Disc three's focus is on Pete Johnson who was born in Kansas City, Missouri in 1904, and became widely recognized through his association with vocalist Big Joe Turner. Their appearance at Carnegie Hall for John Hammond's Spirituals To Swing concert helped respark interest in boogie woogie piano. Of the 22 tracks featuring Johnson, all were recorded between December of 1938 and December of the next year. While Boo Hoo and Home James were issued as by Harry James And The Boogie Woogie Trio and feature the stellar trumpet of James, the underpinning from Johnson's piano (with bass and drum accompaniment) delivers a bigger kick. Sadly, Johnson's signature Roll 'Em Pete is missing but there's plenty to delve into on 19 solo tracks plus a small handful where Johnson is ably backed with Abe Bolar's string bass and guitar from Ulysses Livingston. Pete's Blues, Shuffle Boogie, Let 'Em Jump and Climbin' And Screamin' all show his skillfully figured right hand playing over driving basses, and Roll 'Em, from 1938, is a very close relative of the piece he was most noted for.

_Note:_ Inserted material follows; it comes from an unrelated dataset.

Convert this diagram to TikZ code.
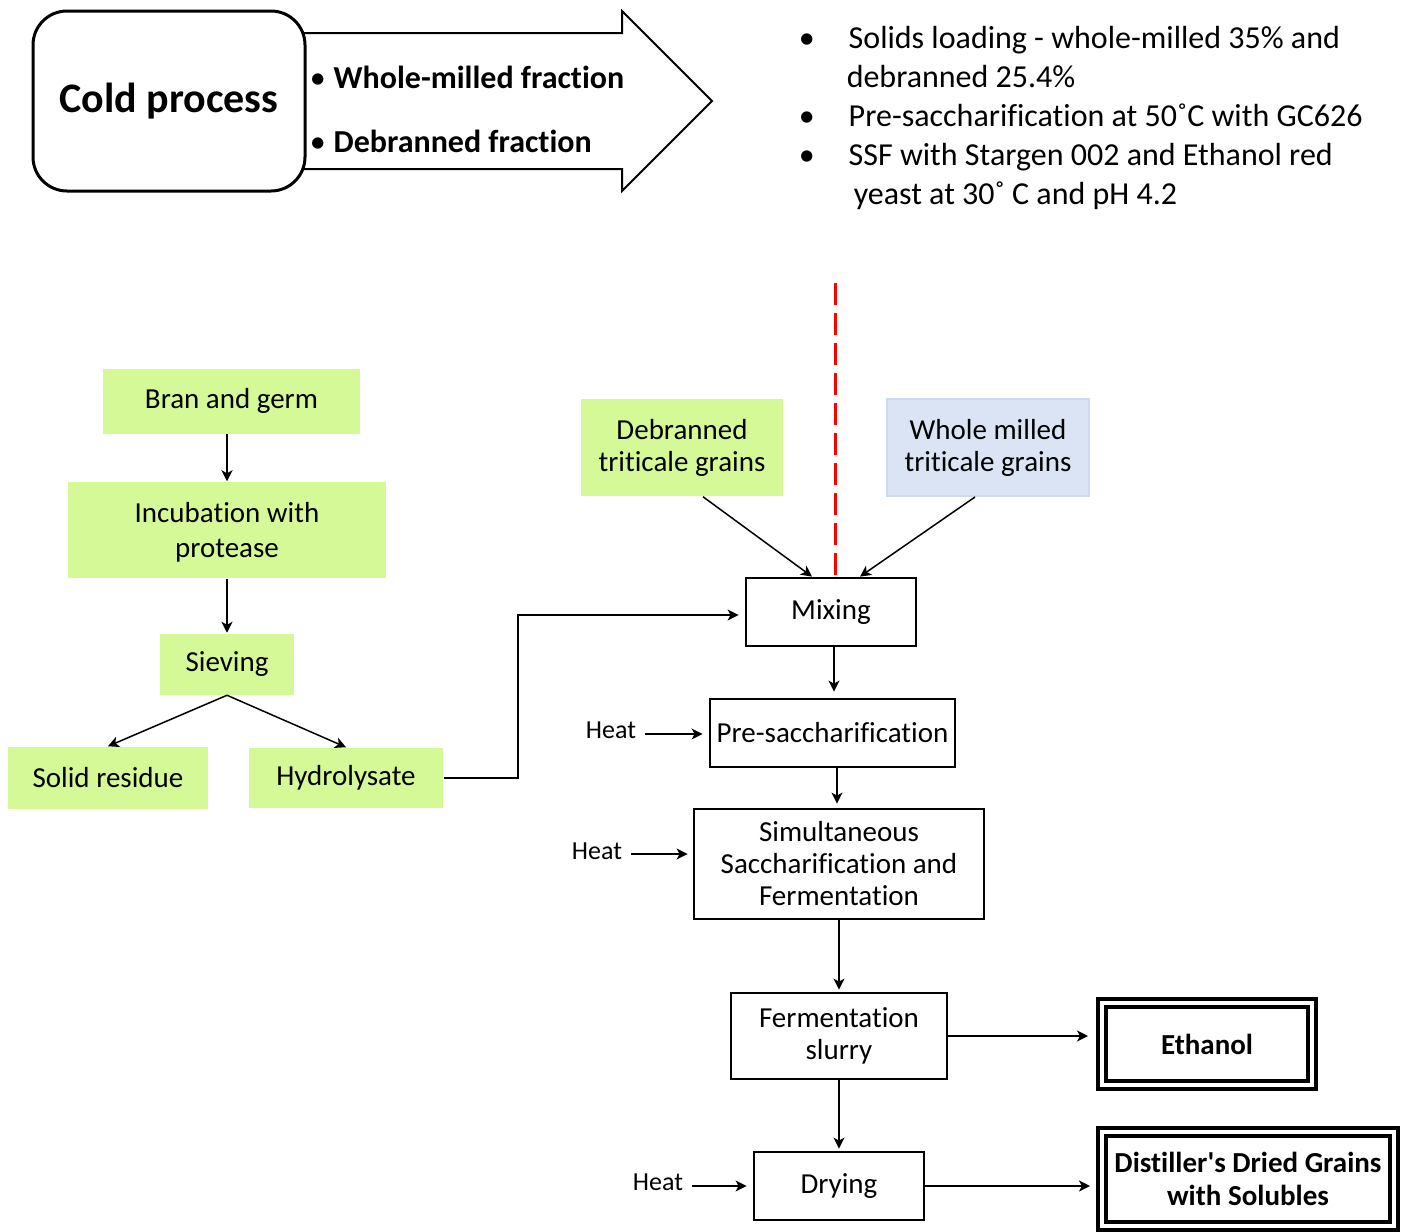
\documentclass[tikz,border=0pt]{standalone}
\usepackage{fontspec}
\setmainfont{Carlito}[Ligatures={NoCommon}]
\usetikzlibrary{arrows.meta}
\definecolor{leaf}{RGB}{214,249,151}
\definecolor{sky}{RGB}{219,228,244}
\definecolor{skyline}{RGB}{205,218,240}

\begin{document}
\begin{tikzpicture}[>={Stealth[length=5.5pt,width=5.5pt,inset=1.5pt]}, x=0.5pt, y=-0.5pt, line width=0.75pt,
	greenbox/.style={fill=leaf, align=center, inner sep=0pt, font=\fontsize{14.5}{17.5}\selectfont},
	procbox/.style={draw, line width=1.4pt, align=center, inner sep=0pt, font=\fontsize{14.5}{16}\selectfont},
	outbox/.style={draw, line width=2pt, double, double distance=2pt, align=center, inner sep=0pt, font=\bfseries\fontsize{14.5}{16.5}\selectfont},
	heatlabel/.style={font=\fontsize{13}{15}\selectfont, inner sep=4pt}]
	
	% Page frame
	\useasboundingbox (0,0) rectangle (1410,1232);
	
	% Header: big arrow and cold process box
	\draw[line width=1pt, fill=white] (290,33) -- (622,33) -- (622,11) -- (712,101) -- (622,191) -- (622,169) -- (290,169);
	\node[draw, line width=1.5pt, fill=white, rounded corners=17pt, minimum width=136pt, minimum height=90pt, font=\bfseries\fontsize{21}{25}\selectfont] (cold) at (169,101) {Cold process};
	\node[anchor=west, inner sep=0pt, font=\bfseries\fontsize{16}{19}\selectfont] (wholefrac) at (309,77) {{\mdseries\textbullet}\hspace{4pt}Whole-milled fraction};
	\node[anchor=west, inner sep=0pt, font=\bfseries\fontsize{16}{19}\selectfont] (debrfrac) at (309,141) {{\mdseries\textbullet}\hspace{4pt}Debranned fraction};
	
	% Conditions
	\node[anchor=north west, inner sep=0pt, font=\fontsize{16}{19.5}\selectfont] (notes) at (798,20) {%
		\begin{tabular}{@{}p{25pt}@{}l@{}}
			\textbullet & Solids loading - whole-milled 35\% and\\
			& \hspace{-1pt}debranned 25.4\%\\
			\textbullet & Pre-saccharification at 50˚C with GC626\\
			\textbullet & SSF with Stargen 002 and Ethanol red\\
			& \hspace{2.5pt}yeast at 30˚ C and pH 4.2
	\end{tabular}};
	
	% Bran treatment
	\node[greenbox, minimum width=128.5pt, minimum height=32.5pt] (bran) at (231.5,401) {Bran and germ};
	\node[greenbox, minimum width=159pt, minimum height=48pt, text depth=0pt] (incub) at (227,530) {Incubation with\\protease};
	\node[greenbox, minimum width=67pt, minimum height=30.5pt] (siev) at (227,664) {Sieving};
	\node[greenbox, minimum width=100pt, minimum height=31pt] (solid) at (108,778) {Solid residue};
	\node[greenbox, minimum width=97pt, minimum height=30pt] (hydro) at (346,778) {Hydrolysate};
	
	% Grains
	\node[greenbox, font=\fontsize{14.5}{16}\selectfont, minimum width=101pt, minimum height=48.5pt] (debr) at (682,447.5) {Debranned\\triticale grains};
	\node[greenbox, fill=sky, draw=skyline, line width=1pt, font=\fontsize{14.5}{16}\selectfont, minimum width=101pt, minimum height=48.5pt] (whole) at (988,447.5) {Whole milled\\triticale grains};
	
	% Process line
	\node[procbox, minimum width=85pt, minimum height=34pt] (mix) at (831,612) {Mixing};
	\node[procbox, minimum width=122.5pt, minimum height=34pt] (presac) at (832.5,733) {Pre-saccharification};
	\node[procbox, minimum width=145pt, minimum height=55pt] (ssf) at (839,864) {Simultaneous\\Saccharification and\\Fermentation};
	\node[procbox, minimum width=108pt, minimum height=43pt] (ferm) at (839,1036) {Fermentation\\slurry};
	\node[procbox, minimum width=85pt, minimum height=34pt] (dry) at (839,1186) {Drying};
	
	% Products
	\node[outbox, minimum width=105pt, minimum height=41pt] (eth) at (1207,1044) {Ethanol};
	\node[outbox, minimum width=146pt, minimum height=47pt] (ddgs) at (1248,1179) {Distiller\textquotesingle s Dried Grains\\with Solubles};
	
	% Heat inputs
	\node[heatlabel] (heatA) at (611,730) {Heat};
	\node[heatlabel] (heatB) at (597,851) {Heat};
	\node[heatlabel] (heatC) at (658,1182) {Heat};
	
	% Red dashed divider
	\coordinate (redtop) at (835,283);
	\draw[red, line width=1.5pt, dash pattern=on 11pt off 4pt] (redtop) -- (redtop |- mix.north);
	
	% Connectors
	\draw[->] (incub.north |- bran.south) -- (incub.north);
	\draw[->] (incub.south) -- (siev.north);
	\draw[->] (siev.south) -- (solid.north);
	\draw[->] (siev.south) -- (hydro.north);
	\draw[->, shorten >=3pt] (hydro.east) -- ++(37pt,0) |- ([yshift=-1.5pt]mix.west);
	\draw[->] ([xshift=10.5pt]debr.south) -- ([xshift=-9.5pt]mix.north);
	\draw[->] ([xshift=-6.5pt]whole.south) -- ([xshift=14.5pt]mix.north);
	\draw[->, shorten >=3pt] ([xshift=1.5pt]mix.south) -- ([xshift=1.5pt]mix.south |- presac.north);
	\draw[->, shorten >=2pt] ([xshift=2.25pt]presac.south) -- ([xshift=2.25pt]presac.south |- ssf.north);
	\draw[->, shorten >=1pt] (ssf.south) -- (ferm.north);
	\draw[->, shorten >=1pt] (ferm.south) -- (dry.north);
	\draw[->, shorten >=6pt] (ferm.east) -- (ferm.east -| eth.west);
	\draw[->, shorten >=5pt] (dry.east) -- (dry.east -| ddgs.west);
	\draw[->, shorten >=3pt] ([yshift=-2pt]heatA.east) -- ([yshift=-2pt]heatA.east -| presac.west);
	\draw[->, shorten >=2.5pt] ([yshift=-1.5pt]heatB.east) -- ([yshift=-1.5pt]heatB.east -| ssf.west);
	\draw[->, shorten >=3pt] ([yshift=-2pt]heatC.east) -- ([yshift=-2pt]heatC.east -| dry.west);
\end{tikzpicture}
\end{document}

Highlighted on disc four is Albert Ammons, another Chicago native (born in 1907) who was a close friend and counterpart of the other stylists here. Like his friend Meade Lux Lewis, he drove a cab, and the pair even shared a Chicago apartment with Pinetop Smith for a time. These 20 tracks, recorded over a handful of studio dates between February of 1936 and April of 1939 are equally split, one half showing his work in larger bands, including those of trumpeter Harry James and trombonist J.C. Higginbotham, with the balance devoted to his highly entertaining solo efforts. Chicago In Mind, another close relative of Pinetop's Boogie Woogie, shows Ammons as one more player with a left hand that drove his grooves while the right put forth delicate flourishes of brilliance, and his Boogie Woogie Stomp along with Suitcase Blues show his proficiency for excellence. Bass Goin' Crazy and Changes In Boogie Woogie cement his placement as another integral piano figure of more than a half-century ago.

Complete session details are included along with liner notes from Keith Briggs that lightly cover the four artists featured. While most of the 88 sides have solid sound quality, there are a few that seem to be well beyond cleaning of the hiss and pops from badly damaged source material. The five hours of listening time is completely enjoyable for the most part, and with JSP's budget pricing, there may not be a better or more affordable way to introduce yourself to these greats from the past, or to fill the gaps in your boogie woogie collection. Hey! Piano Man proves to be another winner in the ongoing series of box sets devoted to Pre-war blues from John Stedman.